Years ago, I was struck, I think, by the poetical nature of the titles: All Creatures Great and Small, All Things Bright and Beautiful, All Things Wise and Wonderful, And yet, as a child spying them on the shelf at my grandparents’ house, I assumed they were boring, stodgy old books, unworthy of my attention. Not until years later did I learn the nature of those books—the memoirs of a veterinarian. That confirmed my first impressions. Certainly there was nothing in those books of interest to me.
Until I saw the BBC series based on the books. Then I fell in love with the characters. But I still felt little use for the words that birthed them. This summer, that changed. On a trip to Pennsylvania I picked up a copy of All Creatures Great and Small in a coffee shop/used bookstore as I waited on my latte. I read the first page and was captivated by the words and the images they evoked. This was a book I could read! I showed it to my husband, who concurred. We bought the book.

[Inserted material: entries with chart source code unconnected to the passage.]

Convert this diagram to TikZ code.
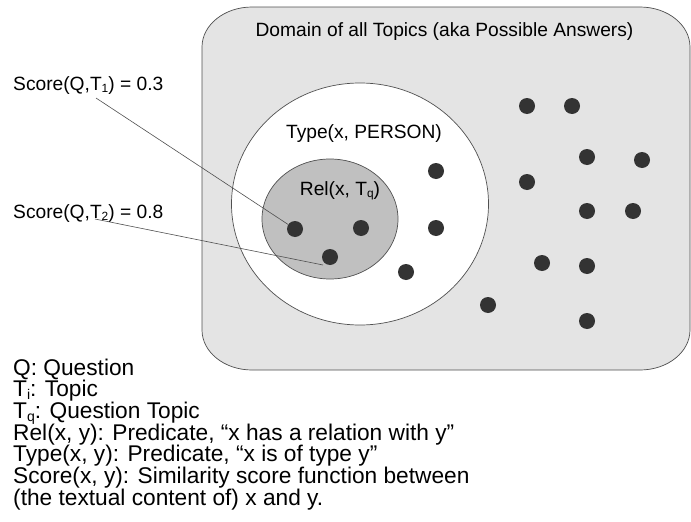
\documentclass[tikz,border=0pt]{standalone}
\usepackage{fontspec}
\usepackage{graphicx}
\setmainfont{Liberation Sans}
\definecolor{domfill}{HTML}{E4E4E4}
\definecolor{relfill}{HTML}{C0C0C0}
\definecolor{edge}{HTML}{505050}
\definecolor{dotc}{HTML}{333333}
\newcommand\lowsub[1]{\raisebox{-0.12em}{\scalebox{0.62}{#1}}}
\tikzset{
  area/.style={draw=edge, line width=0.7pt},
  dotn/.style={circle, fill=dotc, draw=none, inner sep=0pt, minimum size=16pt},
  lbl/.style={inner sep=0pt, font=\fontsize{19.2}{22}\selectfont},
  legend/.style={inner sep=0pt, anchor=base west, font=\fontsize{22.7}{22}\selectfont},
  conn/.style={draw=edge, line width=0.6pt}
}
\begin{document}
\begin{tikzpicture}[x=1pt,y=-1pt]
\useasboundingbox[fill=white] (0,0) rectangle (691,522);
% domain
\filldraw[area, fill=domfill] (202,47) arc[start angle=180, end angle=270, x radius=50, y radius=40]
  -- (640,7) arc[start angle=270, end angle=360, x radius=50, y radius=40]
  -- (690,330) arc[start angle=0, end angle=90, x radius=50, y radius=40]
  -- (252,370) arc[start angle=90, end angle=180, x radius=50, y radius=40] -- cycle;
% type circle
\filldraw[area, fill=white] (360,204) ellipse[x radius=128.5, y radius=121];
% rel ellipse
\filldraw[area, fill=relfill] (330,219) ellipse[x radius=68, y radius=60];
% texts
\node[lbl, anchor=base] (dom) at (444.5,36) {Domain of all Topics (aka Possible Answers)};
\node[lbl, anchor=base] (type) at (364,138) {Type(x, PERSON)};
\node[lbl, anchor=base] (rel) at (340,195) {Rel(x, T\lowsub{q})};
\node[lbl, anchor=base west] (s1) at (13,90) {Score(Q,T\lowsub{1}) = 0.3};
\node[lbl, anchor=base west] (s2) at (13,218) {Score(Q,T\lowsub{2}) = 0.8};
% dots inside rel
\node[dotn] (d1) at (295,229) {};
\node[dotn] (d2) at (361,228) {};
\node[dotn] (d3) at (330,257) {};
% dots inside type
\node[dotn] (d4) at (436,171) {};
\node[dotn] (d5) at (436,228) {};
\node[dotn] (d6) at (406,272) {};
% dots outside
\node[dotn] (d7) at (527,106) {};
\node[dotn] (d8) at (572,106) {};
\node[dotn] (d9) at (587,157) {};
\node[dotn] (d10) at (642,160) {};
\node[dotn] (d11) at (527,182) {};
\node[dotn] (d12) at (587,211) {};
\node[dotn] (d13) at (633,211) {};
\node[dotn] (d14) at (542,263) {};
\node[dotn] (d15) at (587,266) {};
\node[dotn] (d16) at (488,305) {};
\node[dotn] (d17) at (587,321) {};
% connectors
\coordinate (c1) at (96,98);
\coordinate (c2) at (95,219);
\coordinate (e2) at (323,265);
\draw[conn] (c1) -- (d1);
\draw[conn] (c2) -- (e2);
% legend
\node[legend] (l1) at (13,375) {Q: Question};
\node[legend] (l2) at (13,396.7) {T\lowsub{i}: Topic};
\node[legend] (l3) at (13,418.3) {T\lowsub{q}: Question Topic};
\node[legend] (l4) at (13,440) {Rel(x, y): Predicate, “x has a relation with y”};
\node[legend] (l5) at (13,461.7) {Type(x, y): Predicate, “x is of type y”};
\node[legend] (l6) at (13,483.3) {Score(x, y): Similarity score function between};
\node[legend] (l7) at (13,505) {(the textual content of) x and y.};
\end{tikzpicture}
\end{document}
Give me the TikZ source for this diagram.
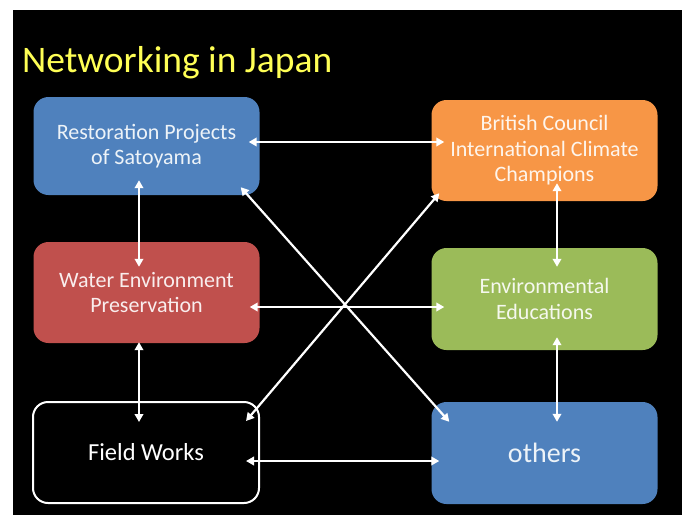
\documentclass[tikz,border=0pt]{standalone}
\usepackage{fontspec}
\setmainfont{Carlito}
\usetikzlibrary{arrows.meta}
\definecolor{boxblue}{HTML}{4F81BD}
\definecolor{boxorange}{HTML}{F79646}
\definecolor{boxred}{HTML}{C0504D}
\definecolor{boxgreen}{HTML}{9BBB59}
\definecolor{titleyellow}{HTML}{FFFF55}
\tikzset{
  topic/.style={rounded corners=15pt, minimum width=226pt, minimum height=100pt,
    align=center, inner sep=0pt, font=\fontsize{22}{25.5}\selectfont},
  filled/.style={topic, fill=#1, text=white!90!#1},
  outlined/.style={topic, draw=white, line width=2pt, fill=black, text=white},
  link/.style={draw=white, line width=2.2pt,
    {Triangle[length=8pt,width=8.5pt]}-{Triangle[length=8pt,width=8.5pt]}}
}
\begin{document}
\begin{tikzpicture}[x=1pt,y=-1pt]
  \useasboundingbox (0,0) rectangle (687,515);
  \fill[white] (0,0) rectangle (687,515);
  \fill[black] (13,10) rectangle (682,515);

  \node[anchor=base west, text=titleyellow, inner sep=0pt,
        font=\fontsize{37.5}{40}\selectfont] (title) at (22,72) {Networking in Japan};

  \node[filled=boxblue, minimum height=98pt] (rest) at (146.5,146) {Restoration Projects\\of Satoyama};
  \node[filled=boxorange, minimum height=101pt] (brit) at (544.5,150.5) {British Council\\International Climate\\Champions};
  \node[filled=boxred, minimum height=101pt] (water) at (146.5,292.5) {Water Environment\\Preservation};
  \node[filled=boxgreen, minimum height=102pt] (env) at (544.5,299) {Environmental\\Educations};
  \node[outlined, minimum height=101pt, font=\fontsize{24.5}{28}\selectfont] (field) at (146,452.5) {Field Works};
  \node[filled=boxblue, minimum height=102pt, font=\fontsize{28}{32}\selectfont] (others) at (544.5,453) {others};

  % horizontal links
  \draw[link] ([xshift=-11pt,yshift=4pt]rest.east) -- ([xshift=13pt,yshift=8.5pt]brit.west);
  \draw[link] ([xshift=-10pt,yshift=-14.5pt]water.east) -- ([xshift=13pt,yshift=-8pt]env.west);
  \draw[link] ([xshift=-14pt,yshift=-8.5pt]field.east) -- ([xshift=8pt,yshift=-8pt]others.west);
  % vertical links
  \draw[link] ([xshift=-7.5pt,yshift=15pt]rest.south) -- ([xshift=-7.5pt,yshift=-25pt]water.north);
  \draw[link] ([xshift=-7.5pt,yshift=1pt]water.south) -- ([xshift=-7pt,yshift=-21pt]field.north);
  \draw[link] ([xshift=12.5pt,yshift=18pt]brit.south) -- ([xshift=12.5pt,yshift=-19pt]env.north);
  \draw[link] ([xshift=12.5pt,yshift=13pt]env.south) -- ([xshift=12.5pt,yshift=-20pt]others.north);
  % crossing links
  \draw[link] ([xshift=-19pt,yshift=8pt]rest.south east) -- ([xshift=18pt,yshift=-20pt]others.north west);
  \draw[link] ([xshift=8pt,yshift=8pt]brit.south west) -- ([xshift=-14pt,yshift=-20pt]field.north east);
\end{tikzpicture}
\end{document}
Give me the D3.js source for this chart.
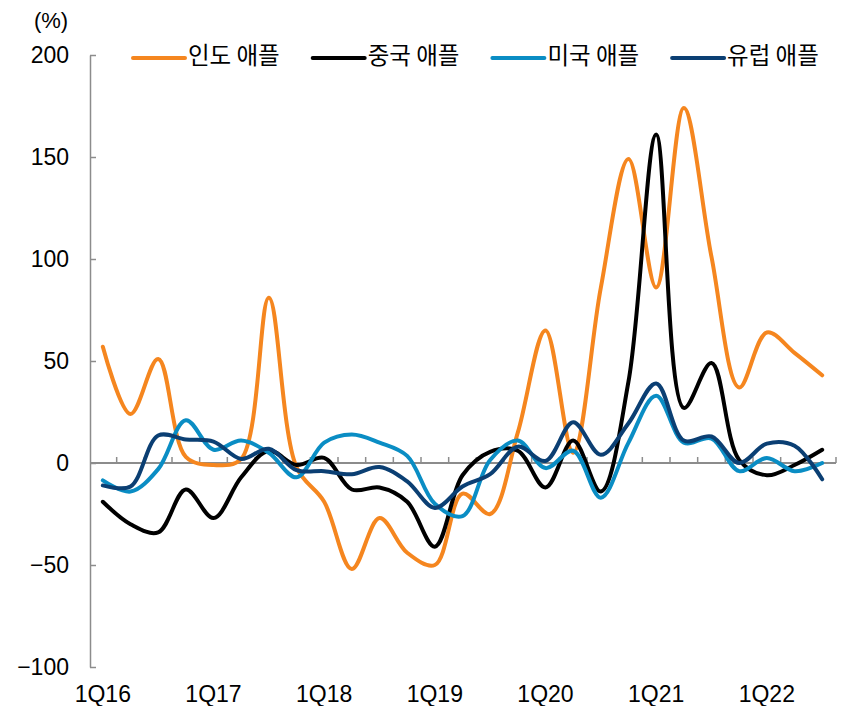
<!DOCTYPE html>
<html>
    <head>
        <meta charset="utf-8">
        <title>Apple growth by region</title>
        <script src="https://d3js.org/d3.v7.min.js"></script>
        <style>
            body { margin: 0; background: #fff; }
            #chart text { font-family: "Liberation Sans", Arial, sans-serif; fill: #000; }
            #chart .kr { font-family: "Noto Sans CJK KR", "Noto Sans", sans-serif; }
        </style>
    </head>

    <body>
        <svg id="chart" width="845" height="706"></svg>

        <script>
            // quarters 1Q16 .. 3Q22
            quarters = ["1Q16","2Q16","3Q16","4Q16","1Q17","2Q17","3Q17","4Q17",
                        "1Q18","2Q18","3Q18","4Q18","1Q19","2Q19","3Q19","4Q19",
                        "1Q20","2Q20","3Q20","4Q20","1Q21","2Q21","3Q21","4Q21",
                        "1Q22","2Q22","3Q22"];
            xLabels = ["1Q16","1Q17","1Q18","1Q19","1Q20","1Q21","1Q22"];
            yTicks = [-100, -50, 0, 50, 100, 150, 200];

            india  = [57, 24, 51, 3, -1, 2, 81, -2, -19, -52, -27, -44, -50, -15, -25, 15,
                      65, 5, 86, 149, 86, 174, 101, 37, 64, 54, 43];
            china  = [-19, -30, -34, -13, -27, -7, 6, -1, 2.5, -13, -12, -19, -41, -6, 5.5, 6,
                      -12, 11, -14, 40, 161, 27, 49, 1.5, -6, -1, 6.5];
            usa    = [-8.5, -14, -3, 21, 6.5, 11, 5, -7, 10, 14, 10, 3.5, -20, -26, 1.5, 11,
                      -2.5, 6, -17, 10, 33, 10, 12, -4, 2.5, -4, 0];
            europe = [-11, -11.5, 13.5, 11.5, 10.5, 2, 7, -3.5, -4, -5.5, -2, -9, -22, -11.5, -5.5, 8,
                      1, 20, 4, 19.5, 39, 11, 13, 0, 9.5, 8.5, -8];

            seriesNames  = ["인도 애플", "중국 애플", "미국 애플", "유럽 애플"];
            seriesColors = ["#F5861F", "#000000", "#0A8DC4", "#0B3F73"];
            seriesData   = [india, china, usa, europe];

            svg = d3.select("#chart");
            axisColor = "#8C8C8C";

            x = d3.scaleBand(quarters, [89, 836]);
            y = d3.scaleLinear([-100, 200], [667, 55]);
            xc = q => x(q) + x.bandwidth() / 2;

            // y axis (ticks inside, to the right)
            yAxis = svg.append("g")
                .attr("transform", "translate(90,0)")
                .call(d3.axisLeft(y).tickValues(yTicks).tickSizeInner(-6).tickSizeOuter(0).tickPadding(21));
            yAxis.selectAll("path, line").attr("stroke", axisColor).attr("stroke-width", 1.5);
            yAxis.selectAll("text").style("font-size", "23px");

            svg.append("text")
                .attr("x", 51).attr("y", 22)
                .attr("text-anchor", "middle").attr("dominant-baseline", "middle")
                .style("font-size", "22px")
                .text("(%)");

            // x axis on the zero line, ticks between quarters
            svg.append("line")
                .attr("x1", 90).attr("x2", x.range()[1])
                .attr("y1", y(0)).attr("y2", y(0))
                .attr("stroke", axisColor).attr("stroke-width", 2);

            svg.append("g").selectAll("line")
                .data(quarters.slice(1).concat(["end"]))
                .join("line")
                .attr("x1", d => d == "end" ? x.range()[1] : x(d))
                .attr("x2", d => d == "end" ? x.range()[1] : x(d))
                .attr("y1", y(0)).attr("y2", y(0) - 6)
                .attr("stroke", axisColor).attr("stroke-width", 1.5);

            svg.append("g").selectAll("text")
                .data(xLabels)
                .join("text")
                .attr("x", d => xc(d))
                .attr("y", 702)
                .attr("text-anchor", "middle")
                .style("font-size", "23px")
                .text(d => d);

            // lines
            line = d3.line()
                .x((d, i) => xc(quarters[i]))
                .y(d => y(d))
                .curve(d3.curveCatmullRom.alpha(0.5));

            svg.append("g").selectAll("path")
                .data(seriesData)
                .join("path")
                .attr("d", d => line(d))
                .attr("fill", "none")
                .attr("stroke", (d, i) => seriesColors[i])
                .attr("stroke-width", 4)
                .attr("stroke-linejoin", "round")
                .attr("stroke-linecap", "round");

            // legend
            leg = svg.append("g").selectAll("g")
                .data(seriesNames)
                .join("g")
                .attr("transform", (d, i) => "translate(" + (133 + i * 179.7) + ",58)");

            leg.append("line")
                .attr("x1", 0).attr("x2", 52)
                .attr("stroke", (d, i) => seriesColors[i])
                .attr("stroke-width", 4)
                .attr("stroke-linecap", "round");

            leg.append("text")
                .attr("class", "kr")
                .attr("x", 55)
                .attr("dominant-baseline", "middle")
                .style("font-size", "23.5px")
                .text(d => d);
        </script>
    </body>
</html>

My husband got it first, needing something to read on the plane ride home. He loved it—but he left it in the pocket of the seat in front of him as we exited the plane. He asked me to find another copy. I finally remembered. He finished it. I set it on my stack to be read, finally picking it up a couple of weeks ago.
The rest of the book lived up to the first page that had enthralled me. James Herriot’s use of language and imagery and description and humor keep me glued to the pages of this fascinating trip through time and space to experience Yorkshire of the middish-1900s. I enjoyed every page, both for what was said and how it was said. Now to find the rest—and the time to enjoy them!